Keywords and Organization
We grouped footage by type (interview or b-roll), by location, and by featured person. In each keyword collection, we further narrowed it down by marking our favorite moments to give us a place to start. Once multi cam clips were introduced, we used smart collections to organize the multi cam clips, which were used to piece together 4 camera recordings of their dance performances and dual camera interviews with second source audio. Utilizing keywords allowed the same footage to exist in a few different folders, which helped us find what we needed quickly.

Proxy workflow
Being a self-funded independent documentary, access to the latest technology isn’t feasible.
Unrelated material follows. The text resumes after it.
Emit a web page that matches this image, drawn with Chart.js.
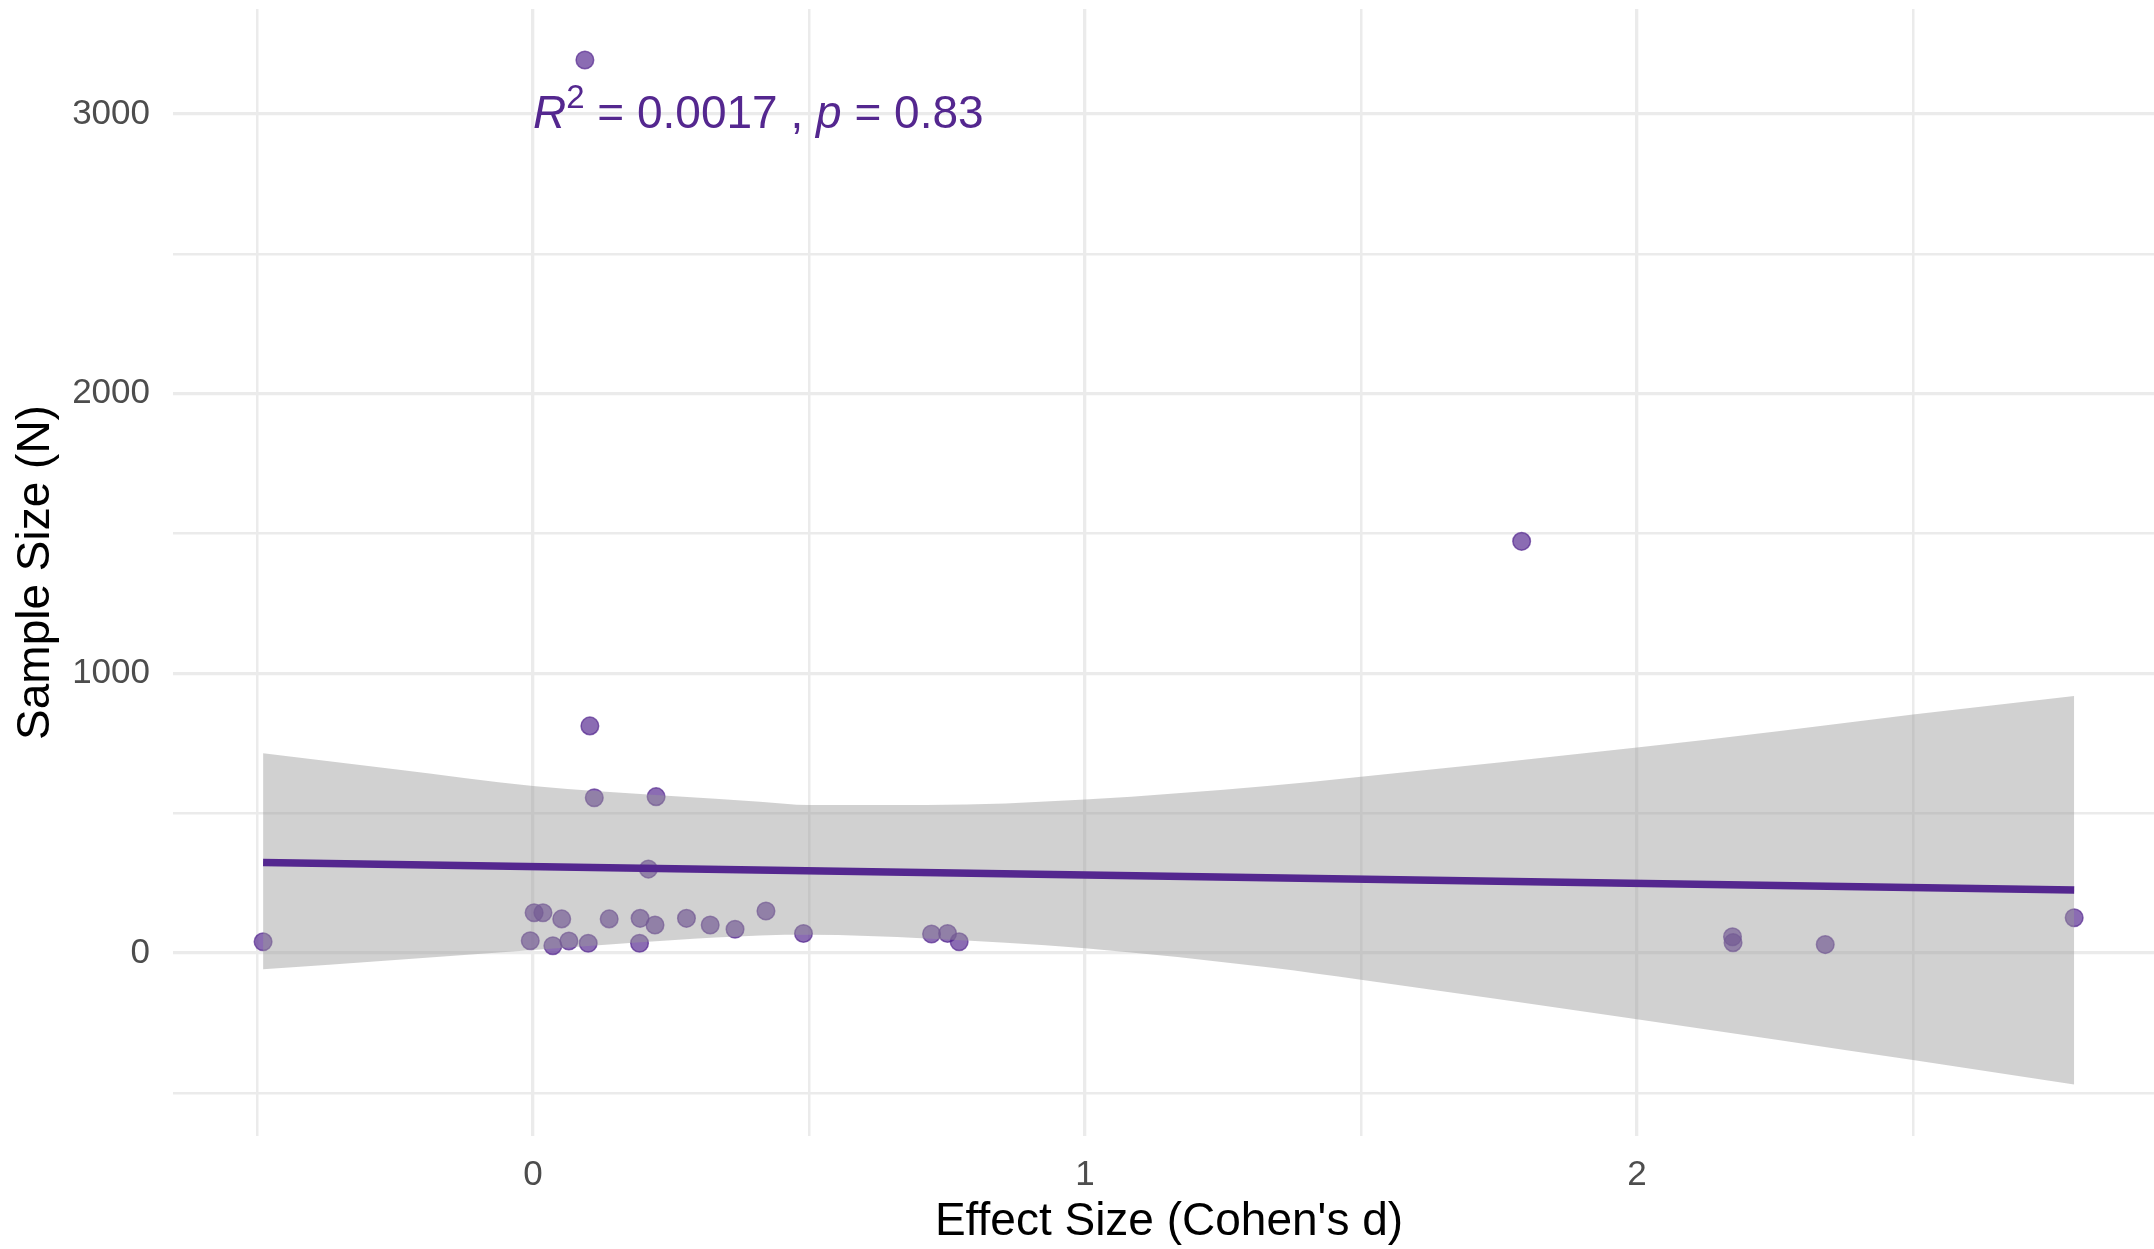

In our case, we chose to shoot on low-budget DSLR cameras which record to H.264. FCPX works with H.264 natively, but I’ve always found it less taxing on my computer to transcode into a more edit friendly format for long format work. In the past, I would transcode everything to ProRes 422 and cut from that. But with hundreds of hours of footage and not knowing how much more we still had to shoot, I needed a solution that would provide me the speed optimization of ProRes, but with the file size of the original H.264 media.
Simply choosing “Create Proxy Media” on import allowed me to have FCPX automatically generate proxy files so I could edit and work. When it came time to output, all I had to do was change a preference setting and FCPX was back referencing the original H.264 media. No reconnecting. No scary media offline. For someone who had managed proxy workflows for other documentary films, it was a dream.
Working with Others
The Magnetic Timeline
I am an editor, but primarily I am a storyteller. The way I describe working in FCPX is like playing improvised jazz. Because the mechanics of the software fade away, editing becomes fluid and creative. The focus moves away from “how do I do this” and becomes “why should I do this.” For me, this is very freeing.
Often while cutting the documentary, I’d start by skimming through the hours of footage we shot and marking interesting moments as favorites. I would then drop all of these into the timeline in random order and begin to craft. Reordering, trimming, slipping, all incredibly fluid and intuitive thanks to the magnetic timeline. We could feel the pulse of the piece come to life as each shot moved into its correct place to tell the story.